Recensioni / La frontiera abbattuta

Gio Ponti, negli anni Trenta contrapponeva la sua «casa Mediterranea» alla casa del Nord Europa, quella, per intenderci, pensata da Le Corbusier. Quest'ultima Ponti la chiamava, in modo ironico, la «casa sui trampoli» per il fatto che non avesse alcuna disponibilità a dialogare con la natura; al contrario la casa Mediterranea era «aperta» verso la natura, si integrava verso l'esterno, di fatto non creava barriere tra interno e esterno.
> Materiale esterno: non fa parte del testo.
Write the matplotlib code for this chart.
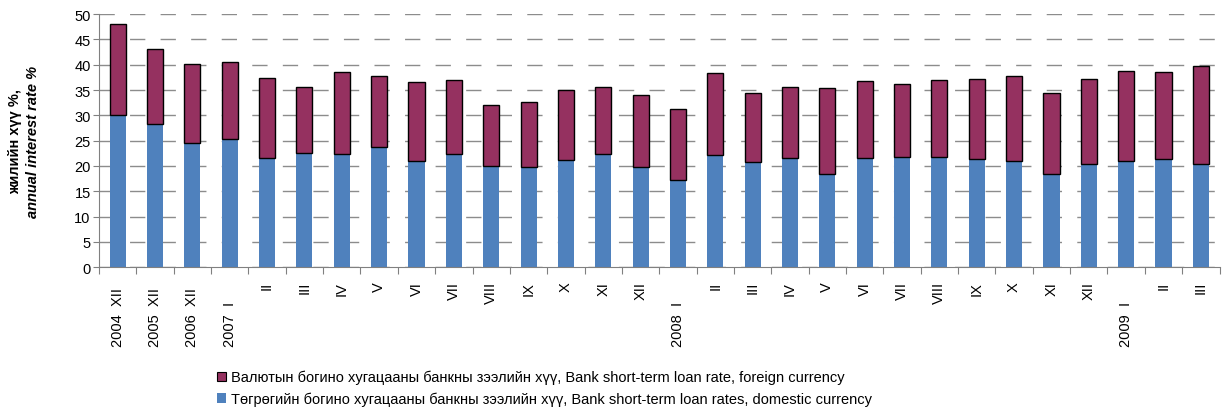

Negli ultimi tempi, grazie anche a una serie di iniziative di protezione e valorizzazione del verde, ma anche per le tante battaglie culturali tendenti a considerare l'abitare una pratica sempre più estesa verso l'esterno, fino a coinvolgere pienamente anche gli spazi collettivi, è sempre meno resistente la barriera tra spazio interno e spazio esterno. Si stanno così scoprendo diverse possibilità per espandere l'abitare verso spazi tutti da inventare e utilizzare. Dai balconi dei condomini ai grandi terrazzi, dai ballatoi delle case di ringhiera alle coperture di edifici a tetto piano, dal pianerottolo delle scale condominiali fino agli spazi comuni più ampi. Spazi comuni tra gli edifici, in quei particolari condomini organizzati con corpi di fabbricati separati da giardini, da progettare per usi aggregativi a beneficio di tutti gli abitanti e, ultimamente, si sta pensando di utilizzare anche le portinerie, ormai svuotate dal custode per risparmiare sulle spese condominiali.
Queste nuove opportunità abitative stanno creando negli ultimi anni vere e proprie contaminazioni tra gli oggetti, i decori e gli arredi tra interno ed esterno, contaminazioni che hanno aperto nuovi scenari e rituali abitativi per la «casa» nella quale è spesso necessario mantenere un piccolo giardino, un orto domestico, una serra ma anche solo una zona da vivere per mangiare o per prendere il sole nella bella stagione.
Questo vuol dire nuovi oggetti da progettare, produrre e mettere in vendita che, seguendo soprattutto i caratteri delle diversità del nostro territorio (ambientali, architettoniche, culturali), tendono a differenziarsi e a proporre soluzioni inedite. Non possiamo dimenticare che il nostro territorio è per gran parte caratterizzato dalla «cultura balneare» (per i tanti insediamenti lungo le coste), dalla «cultura contadina» (per i tanti insediamenti rurali, spesso trasformati in amene residenze), dalla «cultura collinare e montana», ambienti che determinano il piacere e la passione del progettista che di volta in volta cerca i giusti materiali, colori e decori per dialogare con l'ambiente.
L'abitare interno/esterno crea così una maggiore consapevolezza rispetto all'ambiente (spazio, clima, architettura... cultura), attingendo molto anche da ciò che il territorio ha prodotto (materiali, artigianato locale) e continuando a dare nuove prospettive produttive attraverso le imprese che attingono spesso alle risorse territoriali.
Questa tendenza sta facendo risorgere una sorta di design territoriale ormai sempre più praticato dalle nuove generazioni di progettisti. Si è sviluppato così ancora di più un mercato di oggetti già ricchissimo perché rivolto agli alberghi e ai luoghi di svago e vacanza.
Questa tendenza ha spinto molti progettisti a impegnarsi nell'arredo da esterni sviluppando un'ampia gamma di forme ma anche sperimentando materiali resistenti agli sbalzi di temperatura e umidità. Considerando quindi le nostre diverse condizioni climatiche (dalle Alpi alle isole del Mediterraneo) ma anche pensando ad un mercato sempre più vasto dal clima estremo (dalla Russia gli Emirati Arabi), le imprese di questo settore hanno dovuto quindi sperimentare ed esplorare nuove tecniche e lavorazioni di materiali.
Al tradizionale «rattan» o «midollino», usato fino a non molto tempo fa per gli arredi all'aria aperta, si sono aggiunti i metalli (come l'alluminio pressofuso), i legni particolarmente stagionati, oltre alle pietre e ai marmi lavorati in modo sempre più sofisticato. L'interno che va verso l'esterno ma anche gli elementi esterni che entrano nell'interno: un abitare quindi sempre più caratterizzato dalla fluidità tra gli ambienti e le tipologie di oggetti, con progettisti che cercano di interpretare e realizzare il concetto teorico che fin dagli anni Settanta proponevo con lo slogan «Abitare è essere ovunque a casa propria!».